SOURCE MATERIAL:

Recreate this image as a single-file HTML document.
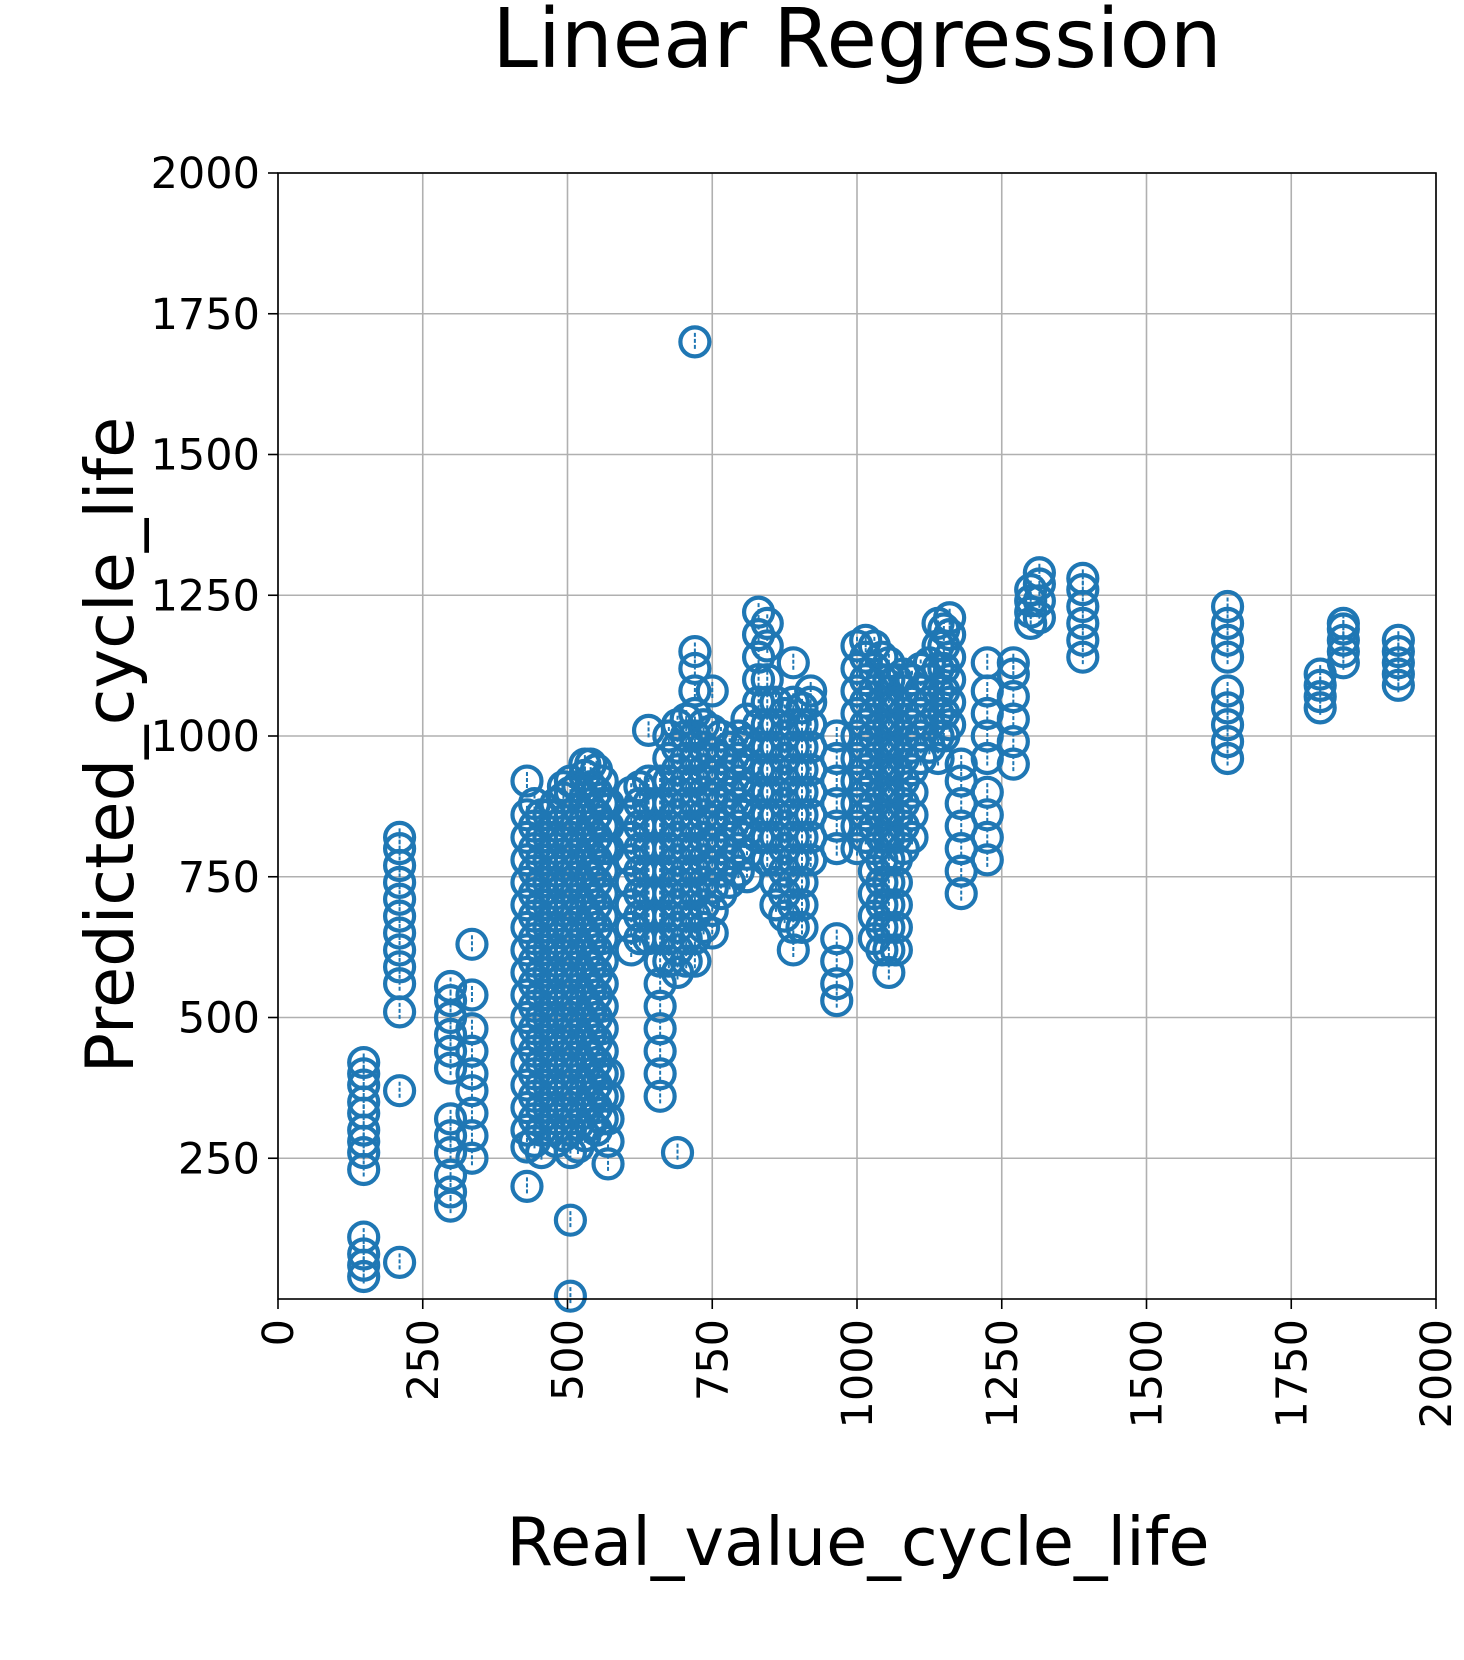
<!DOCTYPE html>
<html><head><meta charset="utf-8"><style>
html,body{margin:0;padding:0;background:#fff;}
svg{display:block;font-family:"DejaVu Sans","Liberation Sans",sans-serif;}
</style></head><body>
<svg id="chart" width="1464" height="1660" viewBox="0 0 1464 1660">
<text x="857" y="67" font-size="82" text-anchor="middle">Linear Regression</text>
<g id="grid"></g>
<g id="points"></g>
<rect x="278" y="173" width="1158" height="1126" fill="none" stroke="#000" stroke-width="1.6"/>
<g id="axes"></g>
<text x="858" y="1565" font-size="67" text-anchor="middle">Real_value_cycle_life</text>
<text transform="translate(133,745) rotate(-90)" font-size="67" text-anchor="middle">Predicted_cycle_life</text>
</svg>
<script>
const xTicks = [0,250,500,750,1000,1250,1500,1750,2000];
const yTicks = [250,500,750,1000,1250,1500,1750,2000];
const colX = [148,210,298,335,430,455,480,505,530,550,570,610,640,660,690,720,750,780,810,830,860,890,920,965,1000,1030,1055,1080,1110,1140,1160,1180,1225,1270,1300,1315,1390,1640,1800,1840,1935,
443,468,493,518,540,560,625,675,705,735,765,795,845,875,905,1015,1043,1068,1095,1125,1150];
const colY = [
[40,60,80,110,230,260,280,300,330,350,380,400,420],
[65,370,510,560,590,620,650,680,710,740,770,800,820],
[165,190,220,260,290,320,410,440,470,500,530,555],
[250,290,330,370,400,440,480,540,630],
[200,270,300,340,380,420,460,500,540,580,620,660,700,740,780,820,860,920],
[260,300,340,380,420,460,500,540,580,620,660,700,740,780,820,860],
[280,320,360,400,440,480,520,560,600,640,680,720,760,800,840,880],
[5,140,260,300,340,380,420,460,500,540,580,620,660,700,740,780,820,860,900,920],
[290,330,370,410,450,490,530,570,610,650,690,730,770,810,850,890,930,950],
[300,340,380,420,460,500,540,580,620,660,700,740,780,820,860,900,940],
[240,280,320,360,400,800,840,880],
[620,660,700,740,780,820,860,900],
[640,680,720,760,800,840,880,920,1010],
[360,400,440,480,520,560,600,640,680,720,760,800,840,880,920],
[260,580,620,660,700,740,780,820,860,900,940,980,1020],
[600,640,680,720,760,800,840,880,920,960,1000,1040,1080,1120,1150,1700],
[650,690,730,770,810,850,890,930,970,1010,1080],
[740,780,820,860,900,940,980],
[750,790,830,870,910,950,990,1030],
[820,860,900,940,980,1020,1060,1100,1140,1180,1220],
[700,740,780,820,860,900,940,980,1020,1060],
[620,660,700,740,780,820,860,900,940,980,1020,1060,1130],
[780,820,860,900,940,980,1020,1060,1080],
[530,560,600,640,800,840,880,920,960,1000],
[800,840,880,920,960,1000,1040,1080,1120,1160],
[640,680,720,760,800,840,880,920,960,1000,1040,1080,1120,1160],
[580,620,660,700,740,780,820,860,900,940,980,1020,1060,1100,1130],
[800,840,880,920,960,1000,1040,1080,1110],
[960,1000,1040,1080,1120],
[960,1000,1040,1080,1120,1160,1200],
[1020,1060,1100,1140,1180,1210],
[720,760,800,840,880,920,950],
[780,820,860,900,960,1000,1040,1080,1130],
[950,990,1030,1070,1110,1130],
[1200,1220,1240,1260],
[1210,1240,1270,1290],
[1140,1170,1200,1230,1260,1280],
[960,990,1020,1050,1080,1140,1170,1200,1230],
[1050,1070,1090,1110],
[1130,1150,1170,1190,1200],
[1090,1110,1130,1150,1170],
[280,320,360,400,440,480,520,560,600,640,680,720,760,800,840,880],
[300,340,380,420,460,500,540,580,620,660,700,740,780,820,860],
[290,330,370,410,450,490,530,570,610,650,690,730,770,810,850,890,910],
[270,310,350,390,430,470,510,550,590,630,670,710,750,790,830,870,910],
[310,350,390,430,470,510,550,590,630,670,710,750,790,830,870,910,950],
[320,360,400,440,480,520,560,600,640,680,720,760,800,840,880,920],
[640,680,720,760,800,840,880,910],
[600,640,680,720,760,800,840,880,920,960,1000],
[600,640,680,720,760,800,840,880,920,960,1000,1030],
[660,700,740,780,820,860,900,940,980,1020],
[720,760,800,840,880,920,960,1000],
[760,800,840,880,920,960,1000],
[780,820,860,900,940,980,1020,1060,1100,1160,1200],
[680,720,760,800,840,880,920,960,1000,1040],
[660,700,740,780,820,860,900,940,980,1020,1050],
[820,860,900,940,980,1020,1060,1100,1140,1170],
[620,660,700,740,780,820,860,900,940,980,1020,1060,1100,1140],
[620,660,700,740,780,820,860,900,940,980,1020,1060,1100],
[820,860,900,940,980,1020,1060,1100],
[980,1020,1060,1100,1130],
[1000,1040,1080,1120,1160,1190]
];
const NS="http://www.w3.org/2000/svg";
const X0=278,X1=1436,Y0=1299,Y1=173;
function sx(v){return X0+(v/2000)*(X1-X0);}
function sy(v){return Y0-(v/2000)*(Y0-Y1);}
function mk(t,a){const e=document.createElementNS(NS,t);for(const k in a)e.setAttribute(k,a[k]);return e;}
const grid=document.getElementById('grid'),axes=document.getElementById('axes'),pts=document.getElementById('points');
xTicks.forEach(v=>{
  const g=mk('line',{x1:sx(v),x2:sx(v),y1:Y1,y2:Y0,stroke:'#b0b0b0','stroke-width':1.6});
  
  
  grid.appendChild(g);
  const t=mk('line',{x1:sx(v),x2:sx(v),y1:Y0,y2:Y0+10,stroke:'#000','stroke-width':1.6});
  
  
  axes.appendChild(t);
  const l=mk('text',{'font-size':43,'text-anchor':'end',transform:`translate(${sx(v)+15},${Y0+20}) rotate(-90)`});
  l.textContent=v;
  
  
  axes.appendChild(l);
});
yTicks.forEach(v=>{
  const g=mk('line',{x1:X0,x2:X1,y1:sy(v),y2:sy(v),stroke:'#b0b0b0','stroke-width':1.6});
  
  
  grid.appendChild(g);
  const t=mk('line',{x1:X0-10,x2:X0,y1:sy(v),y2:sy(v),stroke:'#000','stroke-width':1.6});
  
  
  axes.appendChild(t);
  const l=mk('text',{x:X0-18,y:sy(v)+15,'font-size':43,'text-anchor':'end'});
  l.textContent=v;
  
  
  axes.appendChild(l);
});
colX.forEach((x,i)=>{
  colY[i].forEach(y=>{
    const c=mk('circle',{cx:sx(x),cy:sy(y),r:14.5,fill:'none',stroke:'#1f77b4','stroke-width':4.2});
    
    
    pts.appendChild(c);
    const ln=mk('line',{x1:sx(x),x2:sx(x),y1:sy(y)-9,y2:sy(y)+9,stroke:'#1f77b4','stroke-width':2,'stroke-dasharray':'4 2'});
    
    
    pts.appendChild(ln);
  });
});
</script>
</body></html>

WHAT THE TASK ASKS: Every line of text is to be repeated exactly; pictures are left out.

SOLVED PROBLEM:
Recreate this image as a single-file HTML document.
<!DOCTYPE html>
<html><head><meta charset="utf-8"><style>
html,body{margin:0;padding:0;background:#fff;}
svg{display:block;font-family:"DejaVu Sans","Liberation Sans",sans-serif;}
</style></head><body>
<svg id="chart" width="1464" height="1660" viewBox="0 0 1464 1660">
<text x="857" y="67" font-size="82" text-anchor="middle">Linear Regression</text>
<g id="grid"></g>
<g id="points"></g>
<rect x="278" y="173" width="1158" height="1126" fill="none" stroke="#000" stroke-width="1.6"/>
<g id="axes"></g>
<text x="858" y="1565" font-size="67" text-anchor="middle">Real_value_cycle_life</text>
<text transform="translate(133,745) rotate(-90)" font-size="67" text-anchor="middle">Predicted_cycle_life</text>
</svg>
<script>
const xTicks = [0,250,500,750,1000,1250,1500,1750,2000];
const yTicks = [250,500,750,1000,1250,1500,1750,2000];
const colX = [148,210,298,335,430,455,480,505,530,550,570,610,640,660,690,720,750,780,810,830,860,890,920,965,1000,1030,1055,1080,1110,1140,1160,1180,1225,1270,1300,1315,1390,1640,1800,1840,1935,
443,468,493,518,540,560,625,675,705,735,765,795,845,875,905,1015,1043,1068,1095,1125,1150];
const colY = [
[40,60,80,110,230,260,280,300,330,350,380,400,420],
[65,370,510,560,590,620,650,680,710,740,770,800,820],
[165,190,220,260,290,320,410,440,470,500,530,555],
[250,290,330,370,400,440,480,540,630],
[200,270,300,340,380,420,460,500,540,580,620,660,700,740,780,820,860,920],
[260,300,340,380,420,460,500,540,580,620,660,700,740,780,820,860],
[280,320,360,400,440,480,520,560,600,640,680,720,760,800,840,880],
[5,140,260,300,340,380,420,460,500,540,580,620,660,700,740,780,820,860,900,920],
[290,330,370,410,450,490,530,570,610,650,690,730,770,810,850,890,930,950],
[300,340,380,420,460,500,540,580,620,660,700,740,780,820,860,900,940],
[240,280,320,360,400,800,840,880],
[620,660,700,740,780,820,860,900],
[640,680,720,760,800,840,880,920,1010],
[360,400,440,480,520,560,600,640,680,720,760,800,840,880,920],
[260,580,620,660,700,740,780,820,860,900,940,980,1020],
[600,640,680,720,760,800,840,880,920,960,1000,1040,1080,1120,1150,1700],
[650,690,730,770,810,850,890,930,970,1010,1080],
[740,780,820,860,900,940,980],
[750,790,830,870,910,950,990,1030],
[820,860,900,940,980,1020,1060,1100,1140,1180,1220],
[700,740,780,820,860,900,940,980,1020,1060],
[620,660,700,740,780,820,860,900,940,980,1020,1060,1130],
[780,820,860,900,940,980,1020,1060,1080],
[530,560,600,640,800,840,880,920,960,1000],
[800,840,880,920,960,1000,1040,1080,1120,1160],
[640,680,720,760,800,840,880,920,960,1000,1040,1080,1120,1160],
[580,620,660,700,740,780,820,860,900,940,980,1020,1060,1100,1130],
[800,840,880,920,960,1000,1040,1080,1110],
[960,1000,1040,1080,1120],
[960,1000,1040,1080,1120,1160,1200],
[1020,1060,1100,1140,1180,1210],
[720,760,800,840,880,920,950],
[780,820,860,900,960,1000,1040,1080,1130],
[950,990,1030,1070,1110,1130],
[1200,1220,1240,1260],
[1210,1240,1270,1290],
[1140,1170,1200,1230,1260,1280],
[960,990,1020,1050,1080,1140,1170,1200,1230],
[1050,1070,1090,1110],
[1130,1150,1170,1190,1200],
[1090,1110,1130,1150,1170],
[280,320,360,400,440,480,520,560,600,640,680,720,760,800,840,880],
[300,340,380,420,460,500,540,580,620,660,700,740,780,820,860],
[290,330,370,410,450,490,530,570,610,650,690,730,770,810,850,890,910],
[270,310,350,390,430,470,510,550,590,630,670,710,750,790,830,870,910],
[310,350,390,430,470,510,550,590,630,670,710,750,790,830,870,910,950],
[320,360,400,440,480,520,560,600,640,680,720,760,800,840,880,920],
[640,680,720,760,800,840,880,910],
[600,640,680,720,760,800,840,880,920,960,1000],
[600,640,680,720,760,800,840,880,920,960,1000,1030],
[660,700,740,780,820,860,900,940,980,1020],
[720,760,800,840,880,920,960,1000],
[760,800,840,880,920,960,1000],
[780,820,860,900,940,980,1020,1060,1100,1160,1200],
[680,720,760,800,840,880,920,960,1000,1040],
[660,700,740,780,820,860,900,940,980,1020,1050],
[820,860,900,940,980,1020,1060,1100,1140,1170],
[620,660,700,740,780,820,860,900,940,980,1020,1060,1100,1140],
[620,660,700,740,780,820,860,900,940,980,1020,1060,1100],
[820,860,900,940,980,1020,1060,1100],
[980,1020,1060,1100,1130],
[1000,1040,1080,1120,1160,1190]
];
const NS="http://www.w3.org/2000/svg";
const X0=278,X1=1436,Y0=1299,Y1=173;
function sx(v){return X0+(v/2000)*(X1-X0);}
function sy(v){return Y0-(v/2000)*(Y0-Y1);}
function mk(t,a){const e=document.createElementNS(NS,t);for(const k in a)e.setAttribute(k,a[k]);return e;}
const grid=document.getElementById('grid'),axes=document.getElementById('axes'),pts=document.getElementById('points');
xTicks.forEach(v=>{
  const g=mk('line',{x1:sx(v),x2:sx(v),y1:Y1,y2:Y0,stroke:'#b0b0b0','stroke-width':1.6});
  
  
  grid.appendChild(g);
  const t=mk('line',{x1:sx(v),x2:sx(v),y1:Y0,y2:Y0+10,stroke:'#000','stroke-width':1.6});
  
  
  axes.appendChild(t);
  const l=mk('text',{'font-size':43,'text-anchor':'end',transform:`translate(${sx(v)+15},${Y0+20}) rotate(-90)`});
  l.textContent=v;
  
  
  axes.appendChild(l);
});
yTicks.forEach(v=>{
  const g=mk('line',{x1:X0,x2:X1,y1:sy(v),y2:sy(v),stroke:'#b0b0b0','stroke-width':1.6});
  
  
  grid.appendChild(g);
  const t=mk('line',{x1:X0-10,x2:X0,y1:sy(v),y2:sy(v),stroke:'#000','stroke-width':1.6});
  
  
  axes.appendChild(t);
  const l=mk('text',{x:X0-18,y:sy(v)+15,'font-size':43,'text-anchor':'end'});
  l.textContent=v;
  
  
  axes.appendChild(l);
});
colX.forEach((x,i)=>{
  colY[i].forEach(y=>{
    const c=mk('circle',{cx:sx(x),cy:sy(y),r:14.5,fill:'none',stroke:'#1f77b4','stroke-width':4.2});
    
    
    pts.appendChild(c);
    const ln=mk('line',{x1:sx(x),x2:sx(x),y1:sy(y)-9,y2:sy(y)+9,stroke:'#1f77b4','stroke-width':2,'stroke-dasharray':'4 2'});
    
    
    pts.appendChild(ln);
  });
});
</script>
</body></html>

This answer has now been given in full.